Some records
.....

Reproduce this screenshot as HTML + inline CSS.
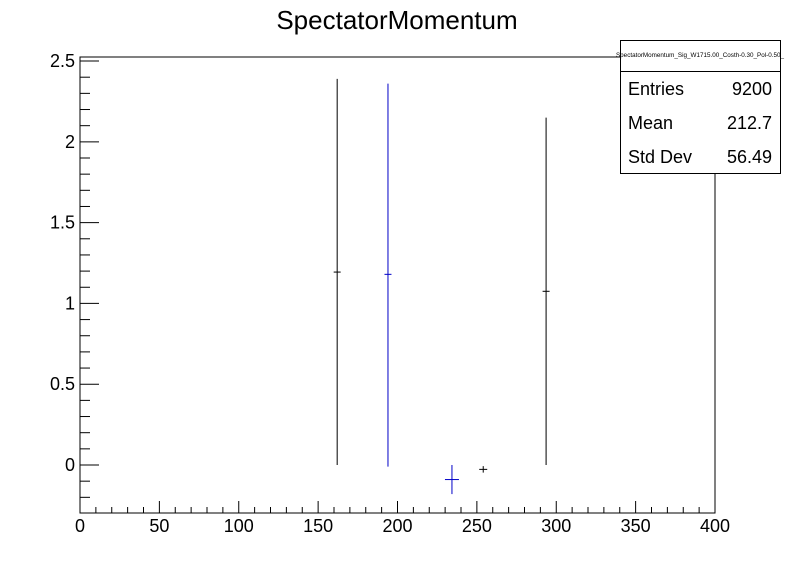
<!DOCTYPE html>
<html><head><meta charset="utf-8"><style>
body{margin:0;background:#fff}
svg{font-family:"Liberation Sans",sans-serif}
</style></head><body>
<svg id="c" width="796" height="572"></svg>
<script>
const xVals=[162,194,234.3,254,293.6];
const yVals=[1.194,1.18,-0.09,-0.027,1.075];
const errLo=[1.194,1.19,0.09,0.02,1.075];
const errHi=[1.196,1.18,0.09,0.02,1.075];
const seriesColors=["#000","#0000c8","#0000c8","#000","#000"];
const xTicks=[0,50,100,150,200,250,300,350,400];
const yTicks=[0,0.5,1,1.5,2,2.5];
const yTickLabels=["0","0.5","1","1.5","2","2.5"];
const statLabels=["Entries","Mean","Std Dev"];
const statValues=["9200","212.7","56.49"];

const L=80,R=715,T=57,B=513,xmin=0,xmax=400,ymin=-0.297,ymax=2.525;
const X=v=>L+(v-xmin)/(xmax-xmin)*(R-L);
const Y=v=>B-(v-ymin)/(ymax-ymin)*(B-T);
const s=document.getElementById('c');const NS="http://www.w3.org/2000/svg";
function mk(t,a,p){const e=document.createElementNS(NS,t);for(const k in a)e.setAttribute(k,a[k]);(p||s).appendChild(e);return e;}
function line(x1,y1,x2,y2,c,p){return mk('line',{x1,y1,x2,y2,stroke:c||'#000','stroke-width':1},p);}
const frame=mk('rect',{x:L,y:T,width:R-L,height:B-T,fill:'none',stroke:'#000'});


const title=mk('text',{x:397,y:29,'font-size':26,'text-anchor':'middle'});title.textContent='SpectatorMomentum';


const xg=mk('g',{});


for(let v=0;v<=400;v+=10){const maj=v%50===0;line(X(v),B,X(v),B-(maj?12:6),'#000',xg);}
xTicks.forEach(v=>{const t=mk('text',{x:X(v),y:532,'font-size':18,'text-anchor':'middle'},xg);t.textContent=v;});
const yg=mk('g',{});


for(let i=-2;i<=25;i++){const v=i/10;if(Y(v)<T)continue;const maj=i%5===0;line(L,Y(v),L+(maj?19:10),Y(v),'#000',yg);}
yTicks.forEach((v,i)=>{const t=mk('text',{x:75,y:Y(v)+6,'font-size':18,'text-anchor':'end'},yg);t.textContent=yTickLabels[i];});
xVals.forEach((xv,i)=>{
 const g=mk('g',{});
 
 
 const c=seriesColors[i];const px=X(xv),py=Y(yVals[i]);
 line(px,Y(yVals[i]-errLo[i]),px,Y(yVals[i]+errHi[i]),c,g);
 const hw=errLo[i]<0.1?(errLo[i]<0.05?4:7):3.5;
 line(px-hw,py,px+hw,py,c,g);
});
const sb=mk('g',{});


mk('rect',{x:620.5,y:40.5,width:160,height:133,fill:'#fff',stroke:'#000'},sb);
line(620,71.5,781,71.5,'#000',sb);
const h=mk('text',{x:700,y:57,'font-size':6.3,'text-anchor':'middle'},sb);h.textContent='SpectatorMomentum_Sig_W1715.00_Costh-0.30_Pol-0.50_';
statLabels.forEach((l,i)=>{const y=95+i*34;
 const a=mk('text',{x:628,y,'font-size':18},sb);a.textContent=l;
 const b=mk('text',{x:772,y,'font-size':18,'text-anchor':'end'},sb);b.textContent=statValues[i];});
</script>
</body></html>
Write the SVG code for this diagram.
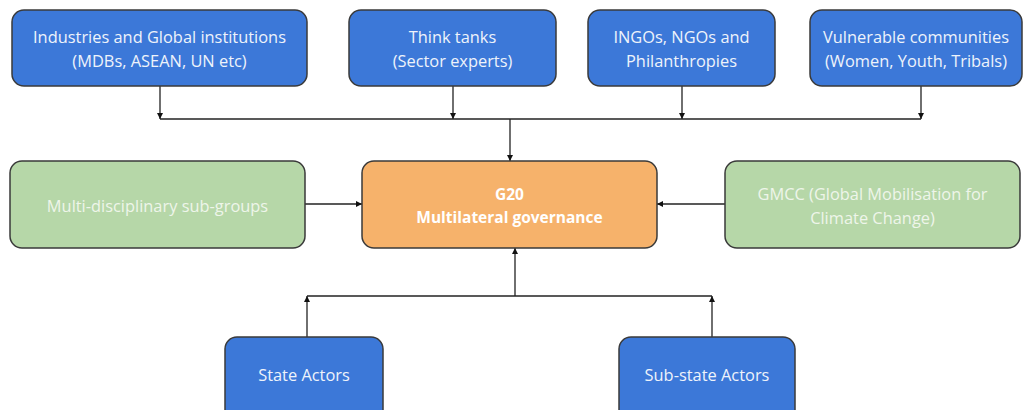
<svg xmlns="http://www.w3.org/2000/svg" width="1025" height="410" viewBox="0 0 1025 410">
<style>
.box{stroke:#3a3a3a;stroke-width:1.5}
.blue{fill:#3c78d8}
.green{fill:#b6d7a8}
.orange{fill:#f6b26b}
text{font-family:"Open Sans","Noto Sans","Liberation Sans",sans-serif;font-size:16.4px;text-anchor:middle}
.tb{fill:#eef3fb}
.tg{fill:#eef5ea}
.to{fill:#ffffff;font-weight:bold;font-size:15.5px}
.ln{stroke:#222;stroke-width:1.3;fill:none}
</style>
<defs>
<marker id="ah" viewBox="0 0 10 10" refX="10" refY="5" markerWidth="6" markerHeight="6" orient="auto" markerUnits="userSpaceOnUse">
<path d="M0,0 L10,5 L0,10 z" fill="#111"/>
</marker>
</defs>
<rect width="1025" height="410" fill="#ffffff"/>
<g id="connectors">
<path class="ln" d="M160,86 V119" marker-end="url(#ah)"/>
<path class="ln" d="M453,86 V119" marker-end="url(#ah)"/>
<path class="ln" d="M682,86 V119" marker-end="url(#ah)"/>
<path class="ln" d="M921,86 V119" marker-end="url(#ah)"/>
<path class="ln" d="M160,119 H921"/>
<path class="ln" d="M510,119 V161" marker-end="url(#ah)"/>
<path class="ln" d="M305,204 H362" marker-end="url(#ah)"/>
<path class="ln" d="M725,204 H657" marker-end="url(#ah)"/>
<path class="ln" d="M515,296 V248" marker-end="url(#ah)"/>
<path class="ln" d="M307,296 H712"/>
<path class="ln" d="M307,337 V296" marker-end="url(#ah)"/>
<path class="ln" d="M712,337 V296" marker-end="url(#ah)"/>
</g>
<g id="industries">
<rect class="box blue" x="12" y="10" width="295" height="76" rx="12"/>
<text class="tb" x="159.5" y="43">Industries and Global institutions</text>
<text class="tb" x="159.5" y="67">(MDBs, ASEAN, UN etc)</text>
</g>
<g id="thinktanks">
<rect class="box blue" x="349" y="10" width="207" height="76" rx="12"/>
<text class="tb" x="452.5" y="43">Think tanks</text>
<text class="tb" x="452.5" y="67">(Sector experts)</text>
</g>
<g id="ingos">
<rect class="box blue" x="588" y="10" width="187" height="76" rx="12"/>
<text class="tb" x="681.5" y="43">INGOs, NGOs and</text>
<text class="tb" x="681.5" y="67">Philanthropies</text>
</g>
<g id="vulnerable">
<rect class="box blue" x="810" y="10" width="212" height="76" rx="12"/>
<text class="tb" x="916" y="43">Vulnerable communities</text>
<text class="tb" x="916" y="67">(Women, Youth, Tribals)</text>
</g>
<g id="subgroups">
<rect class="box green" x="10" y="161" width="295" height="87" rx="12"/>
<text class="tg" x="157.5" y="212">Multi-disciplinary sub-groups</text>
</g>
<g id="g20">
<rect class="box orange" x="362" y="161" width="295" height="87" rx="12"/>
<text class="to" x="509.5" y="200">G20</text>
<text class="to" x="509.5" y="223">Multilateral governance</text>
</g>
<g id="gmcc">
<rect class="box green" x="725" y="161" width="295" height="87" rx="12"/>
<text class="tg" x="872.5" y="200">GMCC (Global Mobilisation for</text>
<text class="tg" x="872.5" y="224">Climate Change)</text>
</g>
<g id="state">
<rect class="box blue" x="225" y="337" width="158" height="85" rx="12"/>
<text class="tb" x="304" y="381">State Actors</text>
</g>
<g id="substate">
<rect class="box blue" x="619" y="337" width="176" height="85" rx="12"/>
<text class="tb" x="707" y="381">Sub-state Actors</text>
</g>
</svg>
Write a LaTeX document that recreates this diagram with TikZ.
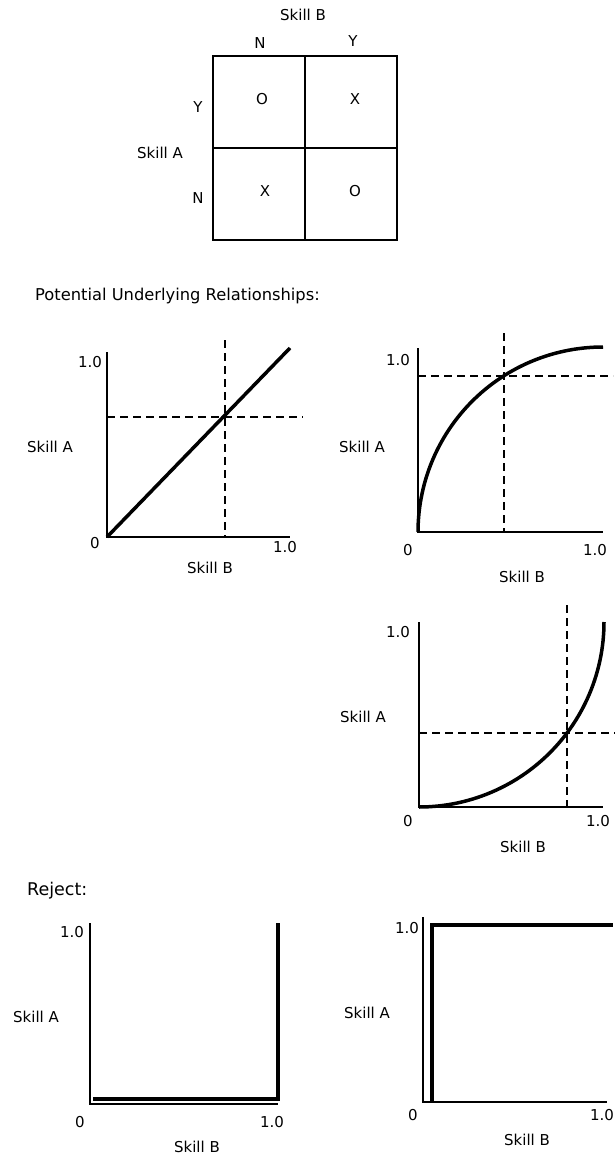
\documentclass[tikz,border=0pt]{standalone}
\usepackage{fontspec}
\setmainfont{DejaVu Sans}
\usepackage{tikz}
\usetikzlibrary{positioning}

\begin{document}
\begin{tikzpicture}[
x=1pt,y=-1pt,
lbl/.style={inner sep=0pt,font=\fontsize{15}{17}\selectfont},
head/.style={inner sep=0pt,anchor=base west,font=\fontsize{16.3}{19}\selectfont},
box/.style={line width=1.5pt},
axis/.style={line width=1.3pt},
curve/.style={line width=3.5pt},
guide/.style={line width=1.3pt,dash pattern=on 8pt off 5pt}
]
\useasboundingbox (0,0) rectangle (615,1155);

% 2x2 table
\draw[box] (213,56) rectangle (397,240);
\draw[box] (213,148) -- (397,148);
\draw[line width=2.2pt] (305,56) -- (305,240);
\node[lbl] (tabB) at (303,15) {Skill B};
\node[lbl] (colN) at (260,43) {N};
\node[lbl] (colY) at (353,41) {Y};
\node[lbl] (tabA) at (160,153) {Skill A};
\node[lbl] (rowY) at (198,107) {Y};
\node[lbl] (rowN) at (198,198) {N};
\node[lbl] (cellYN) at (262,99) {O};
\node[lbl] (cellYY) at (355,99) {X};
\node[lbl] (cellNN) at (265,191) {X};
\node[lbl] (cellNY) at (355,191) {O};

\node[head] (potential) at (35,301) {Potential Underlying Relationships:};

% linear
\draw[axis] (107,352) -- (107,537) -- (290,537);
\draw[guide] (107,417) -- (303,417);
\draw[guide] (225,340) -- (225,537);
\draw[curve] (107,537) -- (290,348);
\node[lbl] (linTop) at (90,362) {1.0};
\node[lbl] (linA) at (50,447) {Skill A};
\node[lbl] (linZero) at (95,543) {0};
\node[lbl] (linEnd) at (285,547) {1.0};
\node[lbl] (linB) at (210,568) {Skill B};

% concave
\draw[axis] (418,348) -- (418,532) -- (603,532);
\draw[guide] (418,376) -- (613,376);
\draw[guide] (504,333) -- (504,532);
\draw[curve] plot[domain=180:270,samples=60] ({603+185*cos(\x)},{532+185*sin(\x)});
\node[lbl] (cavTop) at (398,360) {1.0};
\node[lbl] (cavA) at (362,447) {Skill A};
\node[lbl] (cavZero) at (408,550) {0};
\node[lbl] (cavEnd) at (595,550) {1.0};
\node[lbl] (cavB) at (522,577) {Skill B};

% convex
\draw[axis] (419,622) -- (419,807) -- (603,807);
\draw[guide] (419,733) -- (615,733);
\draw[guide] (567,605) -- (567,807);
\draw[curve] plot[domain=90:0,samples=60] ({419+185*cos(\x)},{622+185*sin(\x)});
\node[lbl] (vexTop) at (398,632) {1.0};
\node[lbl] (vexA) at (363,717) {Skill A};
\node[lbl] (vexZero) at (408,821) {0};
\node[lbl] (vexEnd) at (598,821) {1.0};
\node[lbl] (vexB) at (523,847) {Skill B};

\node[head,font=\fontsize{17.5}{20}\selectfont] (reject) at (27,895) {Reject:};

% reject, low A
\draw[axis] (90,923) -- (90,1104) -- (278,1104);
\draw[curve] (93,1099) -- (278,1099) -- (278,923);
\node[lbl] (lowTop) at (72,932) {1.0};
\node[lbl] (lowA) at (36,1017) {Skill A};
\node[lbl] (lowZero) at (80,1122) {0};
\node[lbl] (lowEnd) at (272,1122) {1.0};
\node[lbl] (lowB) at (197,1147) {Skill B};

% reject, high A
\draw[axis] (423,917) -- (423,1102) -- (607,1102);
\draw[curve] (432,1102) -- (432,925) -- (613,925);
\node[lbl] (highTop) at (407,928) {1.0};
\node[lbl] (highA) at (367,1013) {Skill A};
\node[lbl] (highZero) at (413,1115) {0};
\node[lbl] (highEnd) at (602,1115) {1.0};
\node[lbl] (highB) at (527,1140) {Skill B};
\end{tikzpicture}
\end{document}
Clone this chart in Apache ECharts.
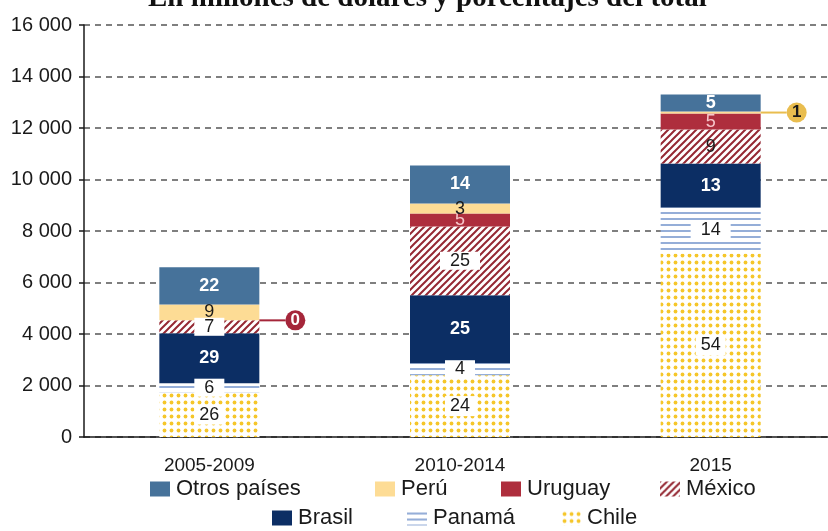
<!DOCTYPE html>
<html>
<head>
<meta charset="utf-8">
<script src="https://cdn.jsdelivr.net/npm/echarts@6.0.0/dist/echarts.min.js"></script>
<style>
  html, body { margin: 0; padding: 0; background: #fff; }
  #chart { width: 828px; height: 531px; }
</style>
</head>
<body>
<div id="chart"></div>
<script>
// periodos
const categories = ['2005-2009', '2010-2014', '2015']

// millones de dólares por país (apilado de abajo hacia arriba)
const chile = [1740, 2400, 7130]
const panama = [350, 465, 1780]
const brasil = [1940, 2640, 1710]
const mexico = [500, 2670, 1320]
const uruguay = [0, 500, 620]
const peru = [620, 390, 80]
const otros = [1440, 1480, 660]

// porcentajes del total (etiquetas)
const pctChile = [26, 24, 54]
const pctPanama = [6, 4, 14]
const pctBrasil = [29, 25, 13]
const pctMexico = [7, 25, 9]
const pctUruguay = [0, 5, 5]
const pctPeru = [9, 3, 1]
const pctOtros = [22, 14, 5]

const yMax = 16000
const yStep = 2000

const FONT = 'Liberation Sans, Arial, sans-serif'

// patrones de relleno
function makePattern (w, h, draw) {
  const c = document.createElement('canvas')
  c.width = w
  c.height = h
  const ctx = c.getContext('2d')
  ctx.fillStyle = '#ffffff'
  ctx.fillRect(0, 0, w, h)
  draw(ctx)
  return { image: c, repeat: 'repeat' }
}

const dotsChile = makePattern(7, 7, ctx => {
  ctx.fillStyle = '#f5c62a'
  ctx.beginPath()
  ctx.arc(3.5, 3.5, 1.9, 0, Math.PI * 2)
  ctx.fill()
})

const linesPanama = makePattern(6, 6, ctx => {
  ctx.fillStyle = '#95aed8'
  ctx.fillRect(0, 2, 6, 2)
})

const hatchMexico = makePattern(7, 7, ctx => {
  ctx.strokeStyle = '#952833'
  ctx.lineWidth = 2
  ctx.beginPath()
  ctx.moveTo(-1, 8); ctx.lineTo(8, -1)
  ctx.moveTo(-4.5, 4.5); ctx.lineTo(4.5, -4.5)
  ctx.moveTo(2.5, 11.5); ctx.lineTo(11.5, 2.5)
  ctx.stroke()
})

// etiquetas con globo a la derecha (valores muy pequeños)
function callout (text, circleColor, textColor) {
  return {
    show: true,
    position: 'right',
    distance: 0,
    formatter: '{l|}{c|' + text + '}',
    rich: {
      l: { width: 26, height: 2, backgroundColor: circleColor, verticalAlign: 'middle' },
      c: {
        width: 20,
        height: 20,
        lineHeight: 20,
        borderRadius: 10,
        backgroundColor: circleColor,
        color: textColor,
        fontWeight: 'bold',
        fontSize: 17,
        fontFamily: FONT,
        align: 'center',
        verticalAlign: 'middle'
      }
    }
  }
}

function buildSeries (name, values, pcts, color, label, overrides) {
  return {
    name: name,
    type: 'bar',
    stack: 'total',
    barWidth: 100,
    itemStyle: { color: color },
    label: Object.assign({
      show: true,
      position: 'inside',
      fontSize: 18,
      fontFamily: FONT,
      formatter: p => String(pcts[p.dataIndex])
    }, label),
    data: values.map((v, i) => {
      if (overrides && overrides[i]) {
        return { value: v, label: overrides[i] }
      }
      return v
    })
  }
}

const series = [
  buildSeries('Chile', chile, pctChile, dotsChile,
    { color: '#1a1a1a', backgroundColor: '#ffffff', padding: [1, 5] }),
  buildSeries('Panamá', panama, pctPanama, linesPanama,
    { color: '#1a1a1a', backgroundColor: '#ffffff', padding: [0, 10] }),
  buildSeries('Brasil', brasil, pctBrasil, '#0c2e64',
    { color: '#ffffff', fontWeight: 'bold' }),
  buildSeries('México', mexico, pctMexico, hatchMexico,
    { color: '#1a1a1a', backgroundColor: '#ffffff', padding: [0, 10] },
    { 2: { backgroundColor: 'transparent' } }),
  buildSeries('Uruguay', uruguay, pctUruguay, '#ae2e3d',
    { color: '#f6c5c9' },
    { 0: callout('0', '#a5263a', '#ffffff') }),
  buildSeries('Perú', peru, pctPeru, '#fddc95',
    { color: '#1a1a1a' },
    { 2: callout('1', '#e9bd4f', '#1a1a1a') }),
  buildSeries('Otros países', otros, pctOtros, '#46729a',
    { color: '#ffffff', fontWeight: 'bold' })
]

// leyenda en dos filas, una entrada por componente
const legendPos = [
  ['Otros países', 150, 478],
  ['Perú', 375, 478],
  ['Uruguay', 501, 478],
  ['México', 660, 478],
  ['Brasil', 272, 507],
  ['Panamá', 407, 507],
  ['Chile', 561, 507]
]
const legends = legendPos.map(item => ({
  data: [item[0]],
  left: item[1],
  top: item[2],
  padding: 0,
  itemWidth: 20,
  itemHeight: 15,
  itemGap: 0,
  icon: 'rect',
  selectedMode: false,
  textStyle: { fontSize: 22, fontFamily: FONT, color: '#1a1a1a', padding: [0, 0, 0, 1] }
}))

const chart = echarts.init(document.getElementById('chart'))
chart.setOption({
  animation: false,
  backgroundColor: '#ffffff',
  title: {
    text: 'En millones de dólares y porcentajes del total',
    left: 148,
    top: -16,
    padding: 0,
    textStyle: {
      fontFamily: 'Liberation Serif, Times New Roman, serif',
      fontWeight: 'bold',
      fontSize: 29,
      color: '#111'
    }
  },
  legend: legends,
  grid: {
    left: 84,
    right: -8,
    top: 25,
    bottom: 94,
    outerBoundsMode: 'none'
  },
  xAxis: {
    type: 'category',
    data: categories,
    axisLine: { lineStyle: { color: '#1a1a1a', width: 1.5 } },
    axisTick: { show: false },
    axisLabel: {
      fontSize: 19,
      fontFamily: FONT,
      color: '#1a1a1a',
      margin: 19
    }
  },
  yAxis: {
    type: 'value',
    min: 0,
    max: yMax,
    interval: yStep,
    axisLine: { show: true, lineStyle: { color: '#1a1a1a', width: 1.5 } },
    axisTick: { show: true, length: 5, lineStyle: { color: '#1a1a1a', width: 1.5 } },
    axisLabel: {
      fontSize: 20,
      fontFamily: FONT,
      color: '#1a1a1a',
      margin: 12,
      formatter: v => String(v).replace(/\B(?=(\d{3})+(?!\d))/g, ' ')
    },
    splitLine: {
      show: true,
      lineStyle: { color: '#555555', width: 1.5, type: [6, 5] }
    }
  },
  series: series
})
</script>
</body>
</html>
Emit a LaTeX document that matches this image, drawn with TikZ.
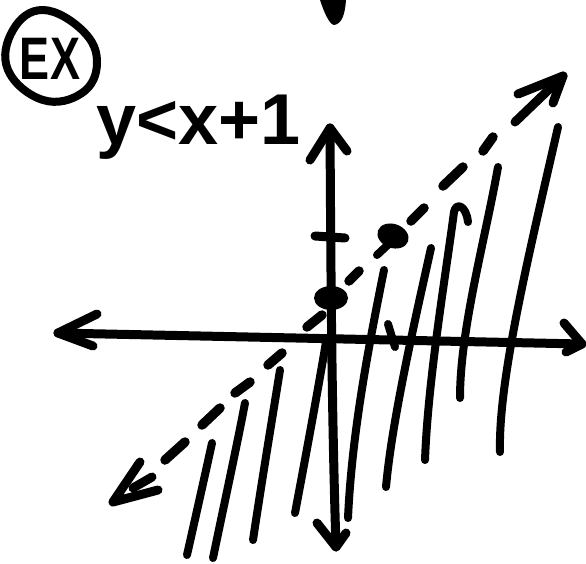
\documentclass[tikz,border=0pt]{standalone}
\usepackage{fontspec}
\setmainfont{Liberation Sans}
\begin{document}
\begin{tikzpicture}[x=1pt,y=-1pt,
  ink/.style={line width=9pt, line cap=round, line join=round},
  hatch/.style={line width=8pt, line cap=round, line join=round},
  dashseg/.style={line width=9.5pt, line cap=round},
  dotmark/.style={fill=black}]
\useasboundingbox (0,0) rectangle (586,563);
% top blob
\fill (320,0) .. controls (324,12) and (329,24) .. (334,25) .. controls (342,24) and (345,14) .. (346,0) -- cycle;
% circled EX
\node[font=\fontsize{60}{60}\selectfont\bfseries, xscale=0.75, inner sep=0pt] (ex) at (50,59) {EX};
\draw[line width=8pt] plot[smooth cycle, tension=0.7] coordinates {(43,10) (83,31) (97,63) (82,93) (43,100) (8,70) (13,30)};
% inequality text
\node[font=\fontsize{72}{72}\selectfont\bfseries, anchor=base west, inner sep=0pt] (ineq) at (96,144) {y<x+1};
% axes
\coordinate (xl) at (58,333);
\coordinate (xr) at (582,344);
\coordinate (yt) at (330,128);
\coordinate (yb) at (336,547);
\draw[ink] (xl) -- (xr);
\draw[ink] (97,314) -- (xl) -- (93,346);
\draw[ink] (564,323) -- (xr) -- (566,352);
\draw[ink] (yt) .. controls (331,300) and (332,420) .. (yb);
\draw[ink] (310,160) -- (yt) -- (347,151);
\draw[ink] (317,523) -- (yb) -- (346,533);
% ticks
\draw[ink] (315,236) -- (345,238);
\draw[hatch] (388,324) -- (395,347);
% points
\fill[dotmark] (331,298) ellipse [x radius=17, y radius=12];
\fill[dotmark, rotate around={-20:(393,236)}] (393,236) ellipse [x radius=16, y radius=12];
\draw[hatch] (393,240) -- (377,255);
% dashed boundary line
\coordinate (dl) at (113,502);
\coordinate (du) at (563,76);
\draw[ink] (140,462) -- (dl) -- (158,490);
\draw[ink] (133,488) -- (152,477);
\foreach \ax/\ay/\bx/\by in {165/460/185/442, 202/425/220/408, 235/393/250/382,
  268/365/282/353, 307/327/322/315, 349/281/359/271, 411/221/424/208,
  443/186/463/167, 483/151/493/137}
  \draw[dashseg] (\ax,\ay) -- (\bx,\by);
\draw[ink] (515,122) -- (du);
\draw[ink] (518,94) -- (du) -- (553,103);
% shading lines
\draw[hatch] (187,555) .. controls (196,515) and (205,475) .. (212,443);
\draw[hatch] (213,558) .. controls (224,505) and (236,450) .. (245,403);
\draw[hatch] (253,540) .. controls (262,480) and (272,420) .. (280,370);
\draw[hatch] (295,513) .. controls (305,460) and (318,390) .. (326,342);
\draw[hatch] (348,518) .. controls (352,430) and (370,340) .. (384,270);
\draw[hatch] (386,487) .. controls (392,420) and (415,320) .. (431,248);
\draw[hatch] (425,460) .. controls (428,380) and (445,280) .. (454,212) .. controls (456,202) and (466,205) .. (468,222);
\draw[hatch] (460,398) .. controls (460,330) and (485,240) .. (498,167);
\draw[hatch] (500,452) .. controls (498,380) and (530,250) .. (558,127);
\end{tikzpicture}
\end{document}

.....

WHAT YOU NEED TO DO
Where a line of the data holds "image", show that line.

EXERCISE RESPONSE
  return { image: c, repeat: 'repeat' }
Emit a LaTeX document that matches this image, drawn with TikZ.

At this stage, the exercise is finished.